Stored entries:
====
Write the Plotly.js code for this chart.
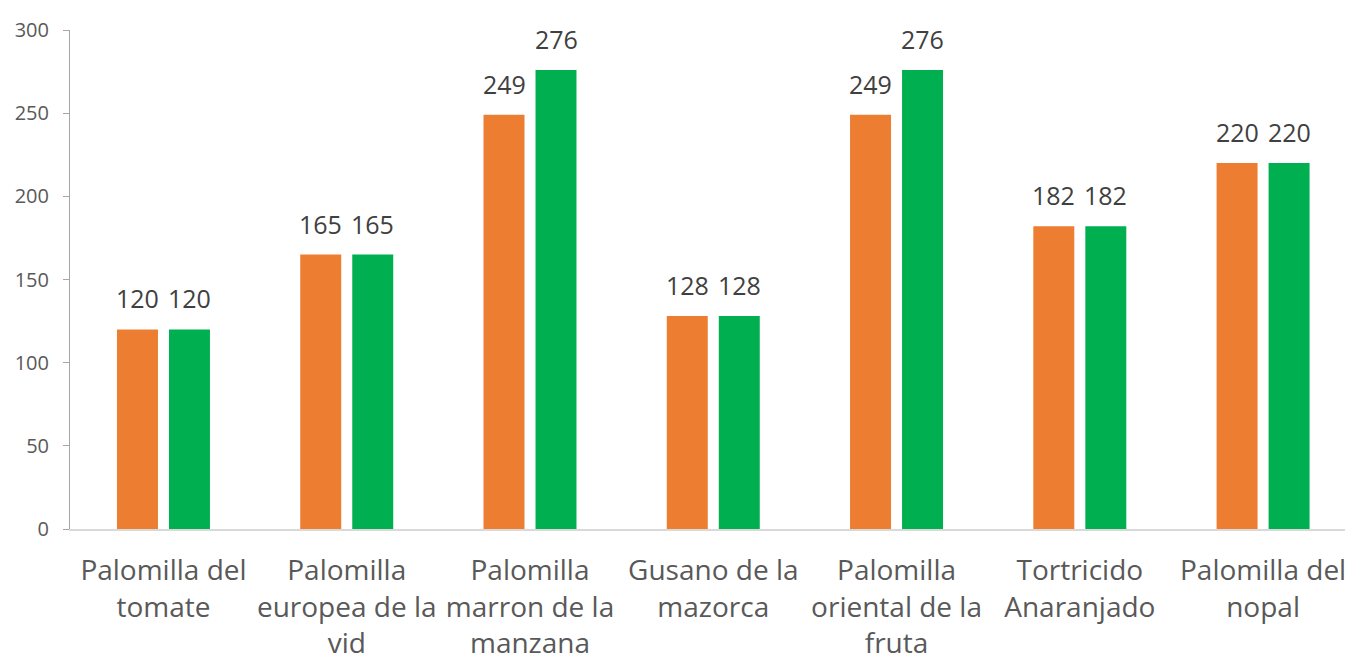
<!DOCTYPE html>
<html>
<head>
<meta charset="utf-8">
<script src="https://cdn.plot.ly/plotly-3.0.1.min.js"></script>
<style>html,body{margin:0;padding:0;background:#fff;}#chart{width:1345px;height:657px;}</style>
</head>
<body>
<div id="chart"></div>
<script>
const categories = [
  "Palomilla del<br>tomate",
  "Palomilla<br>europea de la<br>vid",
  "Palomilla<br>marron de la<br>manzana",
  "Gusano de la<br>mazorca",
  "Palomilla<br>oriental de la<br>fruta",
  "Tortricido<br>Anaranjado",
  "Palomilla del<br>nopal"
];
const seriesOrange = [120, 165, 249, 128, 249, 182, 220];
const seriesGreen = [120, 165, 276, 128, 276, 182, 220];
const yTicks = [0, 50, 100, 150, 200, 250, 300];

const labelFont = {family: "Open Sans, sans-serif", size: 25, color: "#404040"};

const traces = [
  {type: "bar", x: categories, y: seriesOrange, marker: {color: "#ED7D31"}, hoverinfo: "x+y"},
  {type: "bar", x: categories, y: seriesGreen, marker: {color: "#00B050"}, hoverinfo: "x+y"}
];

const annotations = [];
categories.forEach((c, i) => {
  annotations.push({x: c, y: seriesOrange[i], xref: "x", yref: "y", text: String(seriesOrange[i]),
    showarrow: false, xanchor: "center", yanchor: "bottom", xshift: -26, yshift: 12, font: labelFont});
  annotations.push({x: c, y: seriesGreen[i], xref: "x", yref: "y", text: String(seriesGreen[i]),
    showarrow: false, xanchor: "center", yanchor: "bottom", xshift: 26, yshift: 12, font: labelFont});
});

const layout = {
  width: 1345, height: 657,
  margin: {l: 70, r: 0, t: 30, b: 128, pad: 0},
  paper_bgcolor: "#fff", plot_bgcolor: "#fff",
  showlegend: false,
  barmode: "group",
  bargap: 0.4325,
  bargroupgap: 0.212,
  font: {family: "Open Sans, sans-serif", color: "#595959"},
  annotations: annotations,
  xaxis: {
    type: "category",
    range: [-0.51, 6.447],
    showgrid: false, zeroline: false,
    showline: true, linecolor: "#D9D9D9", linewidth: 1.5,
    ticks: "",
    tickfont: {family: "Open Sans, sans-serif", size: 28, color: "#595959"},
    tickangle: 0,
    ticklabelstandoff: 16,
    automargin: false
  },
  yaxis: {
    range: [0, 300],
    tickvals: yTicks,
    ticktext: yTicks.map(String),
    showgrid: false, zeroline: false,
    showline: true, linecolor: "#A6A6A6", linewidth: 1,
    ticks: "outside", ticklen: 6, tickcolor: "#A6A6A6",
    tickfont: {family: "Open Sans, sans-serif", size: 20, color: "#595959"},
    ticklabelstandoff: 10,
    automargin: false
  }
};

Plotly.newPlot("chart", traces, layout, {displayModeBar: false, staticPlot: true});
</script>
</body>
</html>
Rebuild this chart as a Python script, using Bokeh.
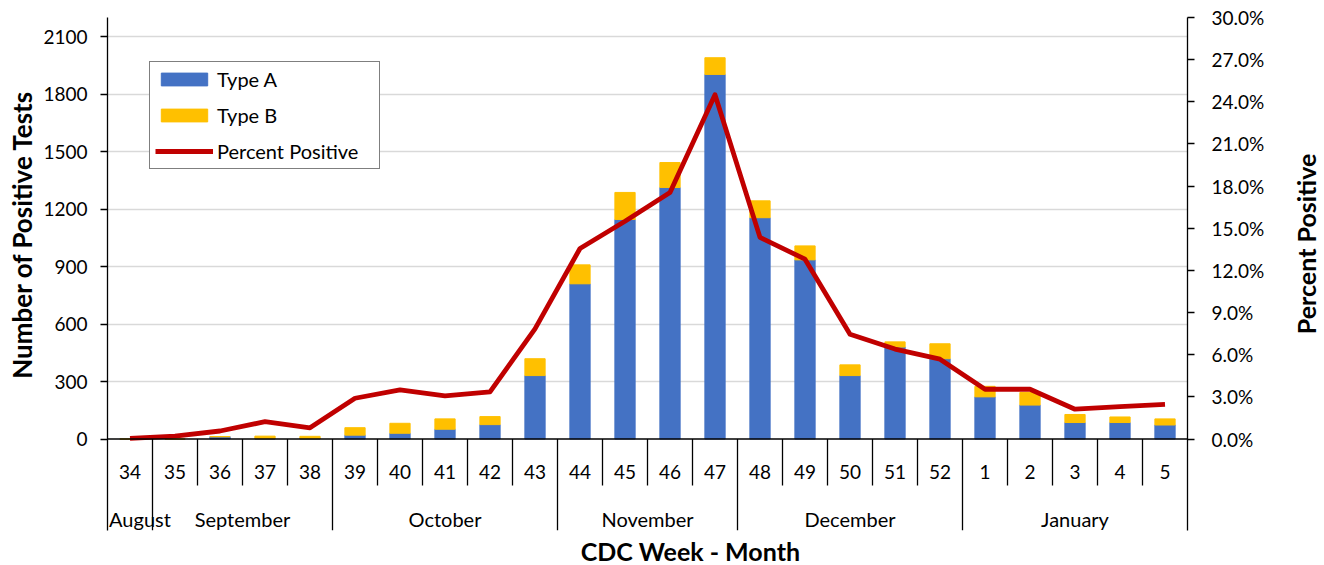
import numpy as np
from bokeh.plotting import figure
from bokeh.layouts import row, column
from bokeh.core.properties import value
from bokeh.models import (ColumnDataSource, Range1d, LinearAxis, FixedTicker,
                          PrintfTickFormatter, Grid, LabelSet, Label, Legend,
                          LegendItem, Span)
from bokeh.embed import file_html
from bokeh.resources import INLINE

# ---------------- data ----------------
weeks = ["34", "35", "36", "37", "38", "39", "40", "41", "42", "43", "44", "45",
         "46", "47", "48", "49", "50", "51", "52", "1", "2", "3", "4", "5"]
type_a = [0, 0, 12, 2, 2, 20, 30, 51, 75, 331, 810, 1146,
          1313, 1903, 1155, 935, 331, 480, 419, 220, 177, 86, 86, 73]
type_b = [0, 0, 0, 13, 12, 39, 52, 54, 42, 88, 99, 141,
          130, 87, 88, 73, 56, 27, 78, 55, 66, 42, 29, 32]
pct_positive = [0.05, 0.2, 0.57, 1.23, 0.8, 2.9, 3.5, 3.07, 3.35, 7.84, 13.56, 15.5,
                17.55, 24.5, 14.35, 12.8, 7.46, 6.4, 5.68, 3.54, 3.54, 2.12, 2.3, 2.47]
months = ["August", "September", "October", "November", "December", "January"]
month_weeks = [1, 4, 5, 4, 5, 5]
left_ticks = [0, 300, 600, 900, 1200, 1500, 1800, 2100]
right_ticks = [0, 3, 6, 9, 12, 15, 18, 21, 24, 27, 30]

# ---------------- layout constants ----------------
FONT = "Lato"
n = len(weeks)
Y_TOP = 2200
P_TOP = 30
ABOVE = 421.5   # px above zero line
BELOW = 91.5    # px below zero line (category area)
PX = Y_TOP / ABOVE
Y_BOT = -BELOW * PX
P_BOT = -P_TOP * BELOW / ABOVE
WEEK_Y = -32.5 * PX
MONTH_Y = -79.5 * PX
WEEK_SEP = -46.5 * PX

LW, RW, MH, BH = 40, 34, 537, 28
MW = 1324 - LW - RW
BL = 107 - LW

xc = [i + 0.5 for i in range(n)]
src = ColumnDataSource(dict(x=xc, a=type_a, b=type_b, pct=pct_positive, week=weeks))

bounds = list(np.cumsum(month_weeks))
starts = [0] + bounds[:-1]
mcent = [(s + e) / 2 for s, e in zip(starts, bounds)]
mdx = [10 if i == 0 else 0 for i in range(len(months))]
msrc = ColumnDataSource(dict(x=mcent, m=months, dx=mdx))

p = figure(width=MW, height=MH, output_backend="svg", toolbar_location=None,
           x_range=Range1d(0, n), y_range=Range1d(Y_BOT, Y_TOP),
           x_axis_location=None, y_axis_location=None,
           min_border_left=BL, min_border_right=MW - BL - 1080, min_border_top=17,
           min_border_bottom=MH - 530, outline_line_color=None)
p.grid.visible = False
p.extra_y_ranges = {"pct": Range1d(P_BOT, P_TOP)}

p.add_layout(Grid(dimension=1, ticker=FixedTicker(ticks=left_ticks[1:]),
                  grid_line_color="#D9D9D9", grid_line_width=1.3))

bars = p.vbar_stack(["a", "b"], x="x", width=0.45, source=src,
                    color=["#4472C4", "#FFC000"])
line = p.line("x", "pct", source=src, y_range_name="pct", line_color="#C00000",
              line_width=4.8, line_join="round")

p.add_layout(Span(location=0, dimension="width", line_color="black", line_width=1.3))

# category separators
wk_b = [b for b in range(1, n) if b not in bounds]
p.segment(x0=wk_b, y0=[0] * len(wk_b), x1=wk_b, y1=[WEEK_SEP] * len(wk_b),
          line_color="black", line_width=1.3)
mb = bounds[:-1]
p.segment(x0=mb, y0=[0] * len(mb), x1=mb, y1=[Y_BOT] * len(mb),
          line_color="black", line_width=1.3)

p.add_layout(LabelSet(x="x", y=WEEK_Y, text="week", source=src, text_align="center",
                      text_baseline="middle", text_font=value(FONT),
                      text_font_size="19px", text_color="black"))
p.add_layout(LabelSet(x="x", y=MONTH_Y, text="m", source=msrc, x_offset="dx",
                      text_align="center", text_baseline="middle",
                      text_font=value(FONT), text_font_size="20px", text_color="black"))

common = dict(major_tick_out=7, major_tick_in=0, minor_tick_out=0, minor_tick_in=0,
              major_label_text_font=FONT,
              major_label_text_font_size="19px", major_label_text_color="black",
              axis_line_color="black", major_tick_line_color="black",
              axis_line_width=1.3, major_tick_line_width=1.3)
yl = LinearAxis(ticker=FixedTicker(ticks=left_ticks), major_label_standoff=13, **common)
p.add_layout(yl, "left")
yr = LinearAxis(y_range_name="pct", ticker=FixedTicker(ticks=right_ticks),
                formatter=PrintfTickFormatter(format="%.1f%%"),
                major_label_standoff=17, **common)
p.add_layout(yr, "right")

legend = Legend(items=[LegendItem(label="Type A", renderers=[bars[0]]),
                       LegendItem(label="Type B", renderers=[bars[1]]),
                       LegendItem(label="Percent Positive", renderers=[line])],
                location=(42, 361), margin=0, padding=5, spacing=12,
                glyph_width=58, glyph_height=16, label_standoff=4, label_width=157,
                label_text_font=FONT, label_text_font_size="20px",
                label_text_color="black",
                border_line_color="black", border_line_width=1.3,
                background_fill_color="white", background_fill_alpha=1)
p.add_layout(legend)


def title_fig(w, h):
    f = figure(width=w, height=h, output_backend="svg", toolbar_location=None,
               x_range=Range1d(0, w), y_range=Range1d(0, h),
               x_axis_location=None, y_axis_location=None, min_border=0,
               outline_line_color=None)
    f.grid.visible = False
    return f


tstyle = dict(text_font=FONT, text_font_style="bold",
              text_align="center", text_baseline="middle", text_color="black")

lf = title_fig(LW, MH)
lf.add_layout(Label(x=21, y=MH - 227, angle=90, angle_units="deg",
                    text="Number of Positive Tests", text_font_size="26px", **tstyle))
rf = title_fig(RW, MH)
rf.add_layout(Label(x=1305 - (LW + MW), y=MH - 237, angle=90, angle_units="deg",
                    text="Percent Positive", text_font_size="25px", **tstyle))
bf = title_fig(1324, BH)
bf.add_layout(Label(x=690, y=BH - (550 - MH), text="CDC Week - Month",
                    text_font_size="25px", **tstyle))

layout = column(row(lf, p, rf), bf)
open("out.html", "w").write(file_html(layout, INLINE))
====
SHORT EXERCISE. Exactly the lines starting at the line containing "Rebuild this chart" and ending at the line containing "b=type_b, pct=pct_positive, week=weeks))" should be transcribed, both included; omit the pictures.

ANSWER FOR THIS EXERCISE.
Rebuild this chart as a Python script, using Bokeh.
import numpy as np
from bokeh.plotting import figure
from bokeh.layouts import row, column
from bokeh.core.properties import value
from bokeh.models import (ColumnDataSource, Range1d, LinearAxis, FixedTicker,
                          PrintfTickFormatter, Grid, LabelSet, Label, Legend,
                          LegendItem, Span)
from bokeh.embed import file_html
from bokeh.resources import INLINE

# ---------------- data ----------------
weeks = ["34", "35", "36", "37", "38", "39", "40", "41", "42", "43", "44", "45",
         "46", "47", "48", "49", "50", "51", "52", "1", "2", "3", "4", "5"]
type_a = [0, 0, 12, 2, 2, 20, 30, 51, 75, 331, 810, 1146,
          1313, 1903, 1155, 935, 331, 480, 419, 220, 177, 86, 86, 73]
type_b = [0, 0, 0, 13, 12, 39, 52, 54, 42, 88, 99, 141,
          130, 87, 88, 73, 56, 27, 78, 55, 66, 42, 29, 32]
pct_positive = [0.05, 0.2, 0.57, 1.23, 0.8, 2.9, 3.5, 3.07, 3.35, 7.84, 13.56, 15.5,
                17.55, 24.5, 14.35, 12.8, 7.46, 6.4, 5.68, 3.54, 3.54, 2.12, 2.3, 2.47]
months = ["August", "September", "October", "November", "December", "January"]
month_weeks = [1, 4, 5, 4, 5, 5]
left_ticks = [0, 300, 600, 900, 1200, 1500, 1800, 2100]
right_ticks = [0, 3, 6, 9, 12, 15, 18, 21, 24, 27, 30]

# ---------------- layout constants ----------------
FONT = "Lato"
n = len(weeks)
Y_TOP = 2200
P_TOP = 30
ABOVE = 421.5   # px above zero line
BELOW = 91.5    # px below zero line (category area)
PX = Y_TOP / ABOVE
Y_BOT = -BELOW * PX
P_BOT = -P_TOP * BELOW / ABOVE
WEEK_Y = -32.5 * PX
MONTH_Y = -79.5 * PX
WEEK_SEP = -46.5 * PX

LW, RW, MH, BH = 40, 34, 537, 28
MW = 1324 - LW - RW
BL = 107 - LW

xc = [i + 0.5 for i in range(n)]
src = ColumnDataSource(dict(x=xc, a=type_a, b=type_b, pct=pct_positive, week=weeks))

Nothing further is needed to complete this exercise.